The bug occurs when you use a three byte input buffer, which is not very
likely, but helped to test border cases; for anyone who wants to know:
it'll treat the UTF8 representation of the "zero width no-break space"
as an illegal character when converting to SBCS. I's fine when
converting to UCS2 (though the character gets incorrectly dropped, which
is very sad, cause UCS2 BE would really benefit from a "byte order
mark"). It's also fine if the input buffer is four bytes or larger.
It's actually two bugs in one. When it is supposed to convert the
character, it actually drops it (which happens regard less of buffer
size) and when it would be perfectly legal to drop the character (hey,
"a zero width space" is quite similar to "no character"), it throws an
error if, and only if it is the only character to convert (it's hex
EFBBBF, which fits just into a three byte buffer by itself).
Why did I use such small input buffers? Well, actually I used tiny input
buffers vs. large output (3 vs. 30000) and vice versa in order to test
the handling of truncated multi-byte characters. Which works just fine!
Anyway, the next step will be testing EBCDIC DBCS & Mixed Byte character
sets, but it is damn tough as the IBM documentation on that topic really
sucks. They got language IDs, code pages, language names, keyboard
settings and stuff, but hardly ever mention CCSIDs. Oh well, I won't
give up.
And now comes the bad news: apparently the IBM implementation of iconv()
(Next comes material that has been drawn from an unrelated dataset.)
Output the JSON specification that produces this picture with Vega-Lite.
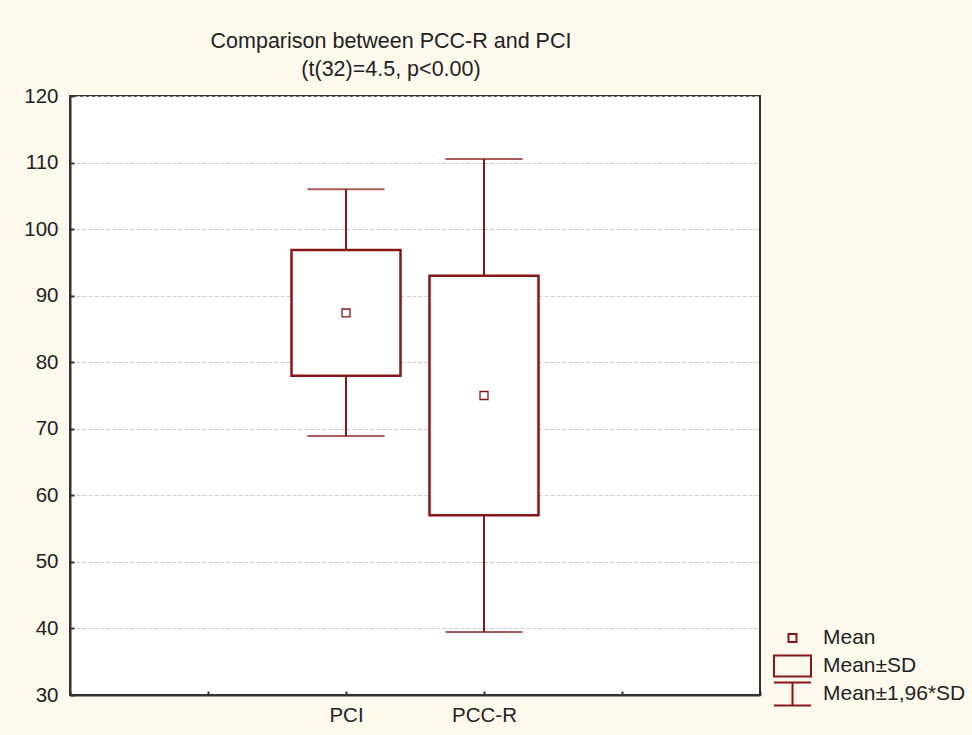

does not support (according to their shabby docs) non-EBCDIC Mixed Byte
character sets on input. If this is true, this plainly sucks. It'll
mean, that you cannot reliably GET a Japanese/Korean/Chinese file from
an FTP server (if it not stored as UTF8 or UCS2). It also means, you
cannot PUT the same file from your local IFS to the server reliably.
Here's the stanza which makes me whince:
"The only state-dependent encodings in which iconv() supports the
updating of the conversion descriptor shift state is mixed-byte EBCDIC"
Please note that the official guides to iconv() *require* that shift
state being preserved for *any* mixed-byte code pages between subsequent
calls of iconv(). But then, we all know IBM...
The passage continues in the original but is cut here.